# 655 bullet cars



## amer/flyer (Jan 11, 2014)

I hate to be a bother, but I found 2 655 bullet cars in rough shape, they want 25.00 for both,
does this sound high?

Thanks,
ameri/flyer


----------



## flyernut (Oct 31, 2010)

Exactly what is wrong with them??


----------



## amer/flyer (Jan 11, 2014)

They are missing the people in the back, decal on one, dirty, chipped. maybe I'm too picky.


----------



## flyernut (Oct 31, 2010)

amer/flyer said:


> They are missing the people in the back, decal on one, dirty, chipped. maybe I'm too picky.

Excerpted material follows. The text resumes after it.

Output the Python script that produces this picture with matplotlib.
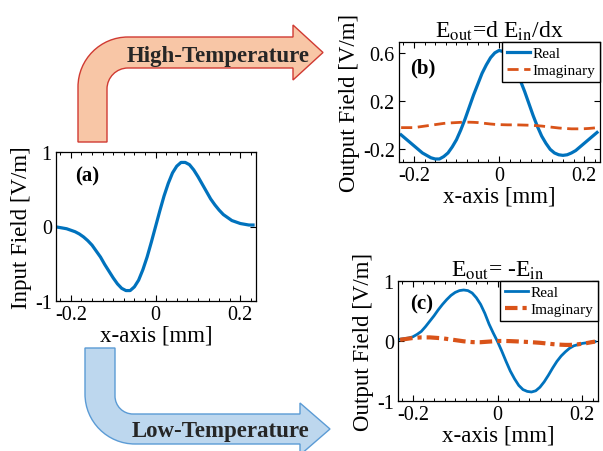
#!/usr/bin/env python3
"""
Input field and the two output fields (high / low temperature)
"""

import numpy as np
import matplotlib
matplotlib.use("Agg")
import matplotlib.pyplot as plt
from matplotlib.path import Path
from matplotlib.patches import PathPatch
from matplotlib.ticker import MultipleLocator, FixedLocator
from matplotlib.transforms import Affine2D

plt.rcParams['font.family'] = ['Liberation Serif', 'DejaVu Serif']
plt.rcParams['mathtext.fontset'] = 'stix'

# sample positions [mm]
x_mm = np.round(np.arange(-23, 24) / 100, 2)

# (a) input field
e_in = [-0.01, -0.02, -0.03, -0.05, -0.07, -0.10, -0.14, -0.19, -0.25, -0.33,
        -0.41, -0.51, -0.60, -0.69, -0.77, -0.83, -0.86, -0.86, -0.81, -0.72,
        -0.58, -0.41, -0.21, 0.00, 0.21, 0.41, 0.58, 0.72, 0.81, 0.86,
        0.86, 0.83, 0.76, 0.67, 0.57, 0.47, 0.37, 0.29, 0.22, 0.16,
        0.12, 0.08, 0.06, 0.04, 0.03, 0.02, 0.02]

# (b) high temperature: differentiator
b_real = [-0.08, -0.11, -0.14, -0.17, -0.20, -0.23, -0.25, -0.27, -0.28, -0.28,
          -0.26, -0.23, -0.18, -0.12, -0.04, 0.05, 0.15, 0.25, 0.34, 0.43,
          0.50, 0.56, 0.60, 0.62, 0.61, 0.58, 0.53, 0.46, 0.37, 0.28,
          0.18, 0.08, -0.01, -0.09, -0.15, -0.20, -0.23, -0.245, -0.25, -0.245,
          -0.23, -0.21, -0.18, -0.15, -0.12, -0.09, -0.06]
b_imag = [-0.02, -0.02, -0.02, -0.02, -0.015, -0.01, -0.005, 0.0, 0.005, 0.01,
          0.015, 0.018, 0.02, 0.022, 0.024, 0.025, 0.025, 0.024, 0.022, 0.018,
          0.014, 0.01, 0.007, 0.005, 0.004, 0.003, 0.003, 0.003, 0.002, 0.001,
          0.0, -0.002, -0.004, -0.007, -0.011, -0.015, -0.019, -0.023, -0.026, -0.028,
          -0.03, -0.03, -0.03, -0.029, -0.027, -0.024, -0.02]

# (c) low temperature: inverter
c_real = [0.03, 0.04, 0.05, 0.07, 0.11, 0.16, 0.24, 0.33, 0.42, 0.52,
          0.61, 0.69, 0.76, 0.81, 0.84, 0.85, 0.84, 0.80, 0.72, 0.61,
          0.46, 0.28, 0.13, -0.01, -0.17, -0.34, -0.50, -0.63, -0.74, -0.81,
          -0.84, -0.85, -0.83, -0.77, -0.68, -0.57, -0.45, -0.34, -0.25, -0.18,
          -0.12, -0.08, -0.06, -0.04, -0.03, -0.02, -0.01]
c_imag = [0.02, 0.03, 0.04, 0.05, 0.055, 0.06, 0.06, 0.06, 0.055, 0.05,
          0.045, 0.035, 0.025, 0.015, 0.005, -0.005, -0.012, -0.018, -0.02, -0.02,
          -0.015, -0.01, -0.005, 0.0, 0.0, 0.0, -0.002, -0.005, -0.008, -0.012,
          -0.016, -0.02, -0.025, -0.03, -0.037, -0.045, -0.052, -0.058, -0.062, -0.065,
          -0.065, -0.062, -0.055, -0.045, -0.035, -0.022, -0.01]

BLUE = '#0072BD'
ORANGE = '#D95319'
SERIF = 'Liberation Serif'
W, H = 603, 452

fig = plt.figure(figsize=(W / 100, H / 100), dpi=100)


def px_axes(left, top, right, bottom):
    return fig.add_axes([left / W, 1 - bottom / H, (right - left) / W, (bottom - top) / H])


def style(ax, yticks, ylim):
    ax.set_xlim(-0.235, 0.237)
    ax.set_ylim(*ylim)
    ax.xaxis.set_major_locator(FixedLocator([-0.2, 0, 0.2]))
    ax.xaxis.set_minor_locator(MultipleLocator(0.025))
    ax.set_xticklabels(['-0.2', '0', '0.2'], family=SERIF)
    ax.set_yticks(yticks)
    ax.set_yticklabels(['%g' % t for t in yticks], family=SERIF)
    ax.tick_params(which='both', direction='in', top=True, right=True, labelsize=14.5)
    ax.tick_params(which='major', length=4.5, width=0.8, pad=3)
    ax.tick_params(which='minor', length=2.5, width=0.7)
    for s in ax.spines.values():
        s.set_linewidth(0.9)
    ax.set_xlabel('x-axis [mm]', fontsize=16.5, labelpad=0)


def add_legend(ax):
    leg = ax.legend(loc='upper right', prop={'family': SERIF, 'size': 11},
                    borderaxespad=0, fancybox=False, framealpha=1,
                    handlelength=1.5, handletextpad=0.2, borderpad=0.3, labelspacing=0.2)
    frame = leg.get_frame()
    frame.set_edgecolor('black')
    frame.set_linewidth(1.0)
    leg.set_zorder(5)


# (a)
ax_a = px_axes(56, 153, 256, 302)
ax_a.plot(x_mm, e_in, color=BLUE, lw=2.3)
style(ax_a, [-1, 0, 1], (-1, 1))
ax_a.set_ylabel('Input Field [V/m]', fontsize=16.5, labelpad=2)
ax_a.text(0.095, 0.84, '(a)', transform=ax_a.transAxes, fontsize=15,
          fontweight='bold', ha='left', va='center')

# (b)
ax_b = px_axes(399, 43, 600, 163)
ax_b.plot(x_mm, b_real, color=BLUE, lw=2.3, label='Real')
ax_b.plot(x_mm, b_imag, color=ORANGE, lw=2.0, ls=(0, (4, 2)), label='Imaginary')
style(ax_b, [-0.2, 0.2, 0.6], (-0.305, 0.69))
ax_b.set_ylabel('Output Field [V/m]', fontsize=16.5, labelpad=2)
ax_b.set_title(r'E$_{\mathrm{out}}$=d E$_{\mathrm{in}}$/dx', fontsize=17, pad=3)
ax_b.text(0.055, 0.79, '(b)', transform=ax_b.transAxes, fontsize=15,
          fontweight='bold', ha='left', va='center')
add_legend(ax_b)

# (c)
ax_c = px_axes(398, 282, 598, 402)
ax_c.plot(x_mm, c_real, color=BLUE, lw=2.0, label='Real')
ax_c.plot(x_mm, c_imag, color=ORANGE, lw=3.0, ls=(0, (3, 1.2, 1, 1.2)), label='Imaginary')
style(ax_c, [-1, 0, 1], (-1, 1))
ax_c.set_ylabel('Output Field [V/m]', fontsize=16.5, labelpad=2)
ax_c.set_title(r'E$_{\mathrm{out}}$= -E$_{\mathrm{in}}$', fontsize=17, pad=4)
ax_c.text(0.06, 0.81, '(c)', transform=ax_c.transAxes, fontsize=15,
          fontweight='bold', ha='left', va='center')
add_legend(ax_c)

# bent arrows, drawn in pixel space
to_fig = Affine2D().scale(1 / W, -1 / H).translate(0, 1) + fig.transFigure
k = 0.5523

hi_verts = [(78, 143), (78, 88),
            (78, 88 - 50 * k), (128 - 50 * k, 38), (128, 38),
            (293, 38), (293, 26), (323, 53.5), (293, 81), (293, 69), (128, 69),
            (128 - 21 * k, 69), (107, 90 - 21 * k), (107, 90),
            (107, 143), (78, 143)]
hi_codes = [Path.MOVETO, Path.LINETO, Path.CURVE4, Path.CURVE4, Path.CURVE4,
            Path.LINETO, Path.LINETO, Path.LINETO, Path.LINETO, Path.LINETO, Path.LINETO,
            Path.CURVE4, Path.CURVE4, Path.CURVE4, Path.LINETO, Path.CLOSEPOLY]
fig.patches.append(PathPatch(Path(hi_verts, hi_codes), transform=to_fig,
                             facecolor='#F8C6A6', edgecolor='#D03A32', lw=1.0))

lo_verts = [(85, 349), (85, 395),
            (85, 395 + 50 * k), (135 - 50 * k, 445), (135, 445),
            (300, 445), (300, 456), (330, 430), (300, 404), (300, 415), (133, 415),
            (133 - 18 * k, 415), (115, 397 + 18 * k), (115, 397),
            (115, 349), (85, 349)]
fig.patches.append(PathPatch(Path(lo_verts, hi_codes), transform=to_fig,
                             facecolor='#BDD7EE', edgecolor='#5B9BD5', lw=1.0))

fig.text(218.5 / W, 1 - 62 / H, 'High-Temperature', fontsize=16.5, fontweight='bold',
         color='#262626', ha='center', va='baseline')
fig.text(221 / W, 1 - 437 / H, 'Low-Temperature', fontsize=16.5, fontweight='bold',
         color='#262626', ha='center', va='baseline')

fig.savefig('out.png', dpi=100)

If the chips aren't too bad, I'd buy them. Dirty you can clean, missing silhouettes you can buy, decals can be purchased. As long as the chips aren't too big. You can always use J.B. Weld, and replace the chipped piece.


----------



## Nuttin But Flyer (Dec 19, 2011)

If you are talented, unlike myself, you could repaint them and add new decals to restore them.


----------



## daveh219 (Sep 16, 2012)

amer/flyer...so WHAT did you do. You can't leave us hanging!!!


----------



## amer/flyer (Jan 11, 2014)

Sorry,Dave,

Bought an American Flyer 662 aluminum observation car off ebay, looks great, silhoettes, lighted, knuckle couplers. Pd. $38.00 for it.

ameri/flyer


----------



## The New Guy (Mar 11, 2012)

So the two 655's, were they local to you or on ebay too? $25 for the two doesn't sound outrageous.


----------



## Nuttin But Flyer (Dec 19, 2011)

$25 would have been a decent cost for the condition it sounded like...but a talented person would need to restore them -- unfortunately that is not me. Nonetheless, an aluminum passenger coach sounds like a good trade-off...I know Flyernut would agree!!


----------



## amer/flyer (Jan 11, 2014)

They were on e-bay, in poor shape, plus I was outbid, the price @$25 didn't seem bad;

John


----------